War is sabotage of worldwide collaboration
Against this background, war begins to look less like an inevitability and more like a deliberate disruption. Wars are not caused by “human nature” in general. Over and over again, they are initiated by small minorities: Power-hungry politicians, profit-driven industry leaders and other profiteers, rigid ideologists, …
Compared to the millions required to design, build, operate, and sustain a modern phone—or a global food system, or the internet—the number of people needed to start a war is shockingly small. As is the number of people capable of totally eradicating humanity by waging nuclear war on us: one is enough, and at least 7 have that insane power.
War does not represent humanity’s nature. It represents humanity being overruled. Peace is interaction at planetary scale without collapse. That is an achievement far greater than any single device. We marvel at technology because it is visible and shiny. We tend to overlook peace because it is quiet.
What this means for stopping war
If millions of us can cooperate—across borders, languages, and interests—to build something as intricate as a smartphone, then we can certainly cooperate to stop a minority from dragging us into war.
How so?
By refusing to accept war as “normal”. By refusing to accept it as unavoidable if you don´t want to be oppressed by the others, as the price for freedom… By strengthening international cooperation instead of undermining it. By looking for the human values we have in common rather than valuing ideologies that divide us. By recognizing that our daily lives already depend on mutual restraint and shared rules. And by limiting the power of those who have too much of it and abuse it to wage war on the rest of us [yes, the rest of us, for have you realized that those most loudly screeching to fight, to be ready for war, to be scared of the others, are never those actually finding themselves in the trenches at the front, getting blown to pieces?]
Holding the argument in your hand
The next time you hold your phone, consider this: You are touching the condensed effort of a global civilization that works together! If that civilization can coordinate atoms, energy, logistics, and knowledge across the planet, then we, the people from all over the world, can cooperate to stop the saboteurs of peace from waging war on us!

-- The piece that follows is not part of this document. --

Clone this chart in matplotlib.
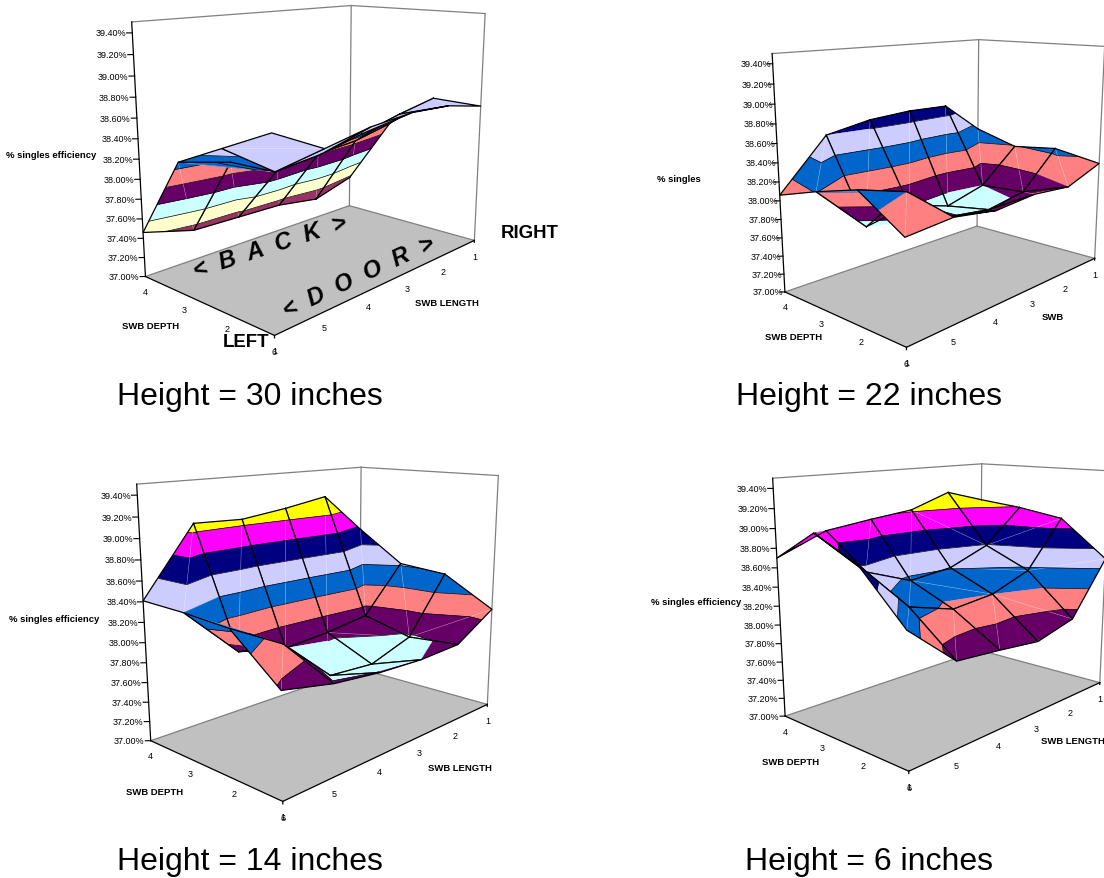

But we need to do it. They will never stop by themselves. They use their power every day trying to make us think we need to fight the others. That it´s either us or them. And its the same propaganda with inverted roles on the other side. This is the mental prison in which we are held. The prison in which media, military, politicians, and other profiteers try to trap us everyday. It leads to the prisoner´s dilemma that undermines international collaboration, leads to arms races, and ultimately to war. But more on that another time.
Meanwhile the phone in your hands tells a totally different story. Listen to it.